-- BEGIN Data shown --

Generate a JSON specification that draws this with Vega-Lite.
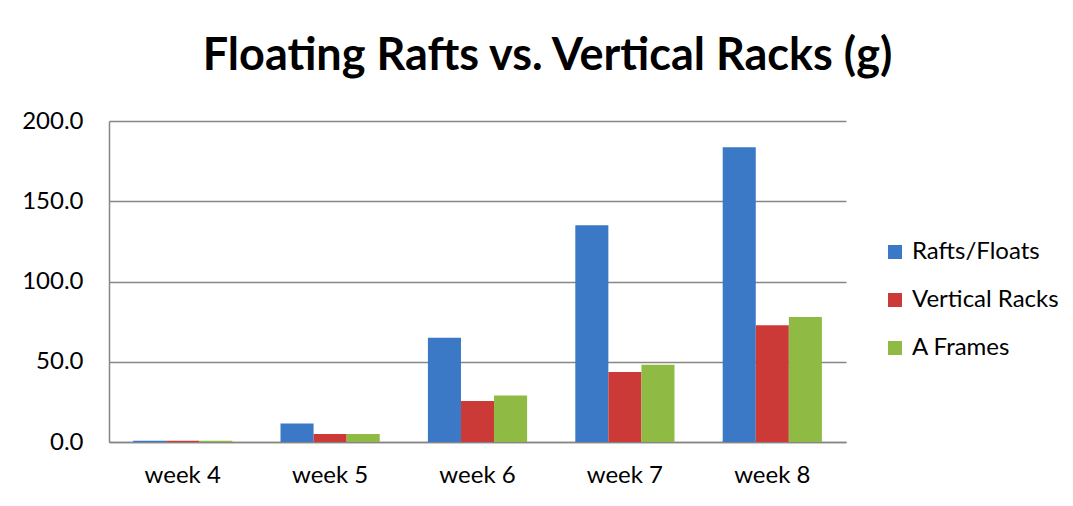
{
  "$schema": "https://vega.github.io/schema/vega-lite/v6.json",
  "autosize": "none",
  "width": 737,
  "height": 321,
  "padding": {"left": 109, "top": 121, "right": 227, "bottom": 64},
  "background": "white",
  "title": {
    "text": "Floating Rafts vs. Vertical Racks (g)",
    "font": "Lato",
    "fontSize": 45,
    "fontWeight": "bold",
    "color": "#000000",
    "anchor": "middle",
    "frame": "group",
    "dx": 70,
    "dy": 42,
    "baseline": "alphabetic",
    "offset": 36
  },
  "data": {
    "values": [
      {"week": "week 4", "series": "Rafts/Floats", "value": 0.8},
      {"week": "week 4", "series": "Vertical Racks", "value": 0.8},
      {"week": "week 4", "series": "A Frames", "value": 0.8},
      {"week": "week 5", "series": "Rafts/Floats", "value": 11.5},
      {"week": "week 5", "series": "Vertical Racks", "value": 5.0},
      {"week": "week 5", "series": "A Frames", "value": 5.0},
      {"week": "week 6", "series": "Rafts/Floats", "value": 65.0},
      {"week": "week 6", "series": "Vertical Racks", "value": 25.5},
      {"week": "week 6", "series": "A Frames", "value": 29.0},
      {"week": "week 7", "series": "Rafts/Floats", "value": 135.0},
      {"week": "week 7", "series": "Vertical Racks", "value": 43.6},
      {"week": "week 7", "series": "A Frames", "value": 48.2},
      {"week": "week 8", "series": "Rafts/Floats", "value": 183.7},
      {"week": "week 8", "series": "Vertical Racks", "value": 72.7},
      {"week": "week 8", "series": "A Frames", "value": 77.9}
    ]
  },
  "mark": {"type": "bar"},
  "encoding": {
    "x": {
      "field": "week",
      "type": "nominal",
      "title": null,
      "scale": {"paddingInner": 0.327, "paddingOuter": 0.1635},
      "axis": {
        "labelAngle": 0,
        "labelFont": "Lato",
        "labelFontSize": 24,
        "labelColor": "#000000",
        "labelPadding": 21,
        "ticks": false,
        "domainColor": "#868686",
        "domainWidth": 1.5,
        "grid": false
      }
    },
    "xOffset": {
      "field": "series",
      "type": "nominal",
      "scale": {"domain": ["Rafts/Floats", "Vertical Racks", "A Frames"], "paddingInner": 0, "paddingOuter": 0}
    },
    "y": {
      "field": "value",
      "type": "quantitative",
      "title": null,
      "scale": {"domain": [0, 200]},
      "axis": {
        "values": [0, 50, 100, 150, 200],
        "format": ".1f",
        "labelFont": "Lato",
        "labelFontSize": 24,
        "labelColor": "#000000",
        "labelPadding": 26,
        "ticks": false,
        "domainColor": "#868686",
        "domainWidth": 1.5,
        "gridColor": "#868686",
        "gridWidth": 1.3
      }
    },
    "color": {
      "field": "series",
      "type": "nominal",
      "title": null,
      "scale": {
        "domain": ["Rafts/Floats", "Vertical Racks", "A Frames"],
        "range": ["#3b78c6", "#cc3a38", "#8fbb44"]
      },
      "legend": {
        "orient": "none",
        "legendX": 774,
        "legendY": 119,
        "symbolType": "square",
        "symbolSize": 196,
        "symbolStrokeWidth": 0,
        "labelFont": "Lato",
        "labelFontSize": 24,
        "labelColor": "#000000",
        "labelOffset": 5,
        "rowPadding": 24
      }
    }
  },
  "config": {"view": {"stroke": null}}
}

-- END Data shown --

Without including any pictures, print all of the material exactly as given.

Reply -
Generate a JSON specification that draws this with Vega-Lite.
{
  "$schema": "https://vega.github.io/schema/vega-lite/v6.json",
  "autosize": "none",
  "width": 737,
  "height": 321,
  "padding": {"left": 109, "top": 121, "right": 227, "bottom": 64},
  "background": "white",
  "title": {
    "text": "Floating Rafts vs. Vertical Racks (g)",
    "font": "Lato",
    "fontSize": 45,
    "fontWeight": "bold",
    "color": "#000000",
    "anchor": "middle",
    "frame": "group",
    "dx": 70,
    "dy": 42,
    "baseline": "alphabetic",
    "offset": 36
  },
  "data": {
    "values": [
      {"week": "week 4", "series": "Rafts/Floats", "value": 0.8},
      {"week": "week 4", "series": "Vertical Racks", "value": 0.8},
      {"week": "week 4", "series": "A Frames", "value": 0.8},
      {"week": "week 5", "series": "Rafts/Floats", "value": 11.5},
      {"week": "week 5", "series": "Vertical Racks", "value": 5.0},
      {"week": "week 5", "series": "A Frames", "value": 5.0},
      {"week": "week 6", "series": "Rafts/Floats", "value": 65.0},
      {"week": "week 6", "series": "Vertical Racks", "value": 25.5},
      {"week": "week 6", "series": "A Frames", "value": 29.0},
      {"week": "week 7", "series": "Rafts/Floats", "value": 135.0},
      {"week": "week 7", "series": "Vertical Racks", "value": 43.6},
      {"week": "week 7", "series": "A Frames", "value": 48.2},
      {"week": "week 8", "series": "Rafts/Floats", "value": 183.7},
      {"week": "week 8", "series": "Vertical Racks", "value": 72.7},
      {"week": "week 8", "series": "A Frames", "value": 77.9}
    ]
  },
  "mark": {"type": "bar"},
  "encoding": {
    "x": {
      "field": "week",
      "type": "nominal",
      "title": null,
      "scale": {"paddingInner": 0.327, "paddingOuter": 0.1635},
      "axis": {
        "labelAngle": 0,
        "labelFont": "Lato",
        "labelFontSize": 24,
        "labelColor": "#000000",
        "labelPadding": 21,
        "ticks": false,
        "domainColor": "#868686",
        "domainWidth": 1.5,
        "grid": false
      }
    },
    "xOffset": {
      "field": "series",
      "type": "nominal",
      "scale": {"domain": ["Rafts/Floats", "Vertical Racks", "A Frames"], "paddingInner": 0, "paddingOuter": 0}
    },
    "y": {
      "field": "value",
      "type": "quantitative",
      "title": null,
      "scale": {"domain": [0, 200]},
      "axis": {
        "values": [0, 50, 100, 150, 200],
        "format": ".1f",
        "labelFont": "Lato",
        "labelFontSize": 24,
        "labelColor": "#000000",
        "labelPadding": 26,
        "ticks": false,
        "domainColor": "#868686",
        "domainWidth": 1.5,
        "gridColor": "#868686",
        "gridWidth": 1.3
      }
    },
    "color": {
      "field": "series",
      "type": "nominal",
      "title": null,
      "scale": {
        "domain": ["Rafts/Floats", "Vertical Racks", "A Frames"],
        "range": ["#3b78c6", "#cc3a38", "#8fbb44"]
      },
      "legend": {
        "orient": "none",
        "legendX": 774,
        "legendY": 119,
        "symbolType": "square",
        "symbolSize": 196,
        "symbolStrokeWidth": 0,
        "labelFont": "Lato",
        "labelFontSize": 24,
        "labelColor": "#000000",
        "labelOffset": 5,
        "rowPadding": 24
      }
    }
  },
  "config": {"view": {"stroke": null}}
}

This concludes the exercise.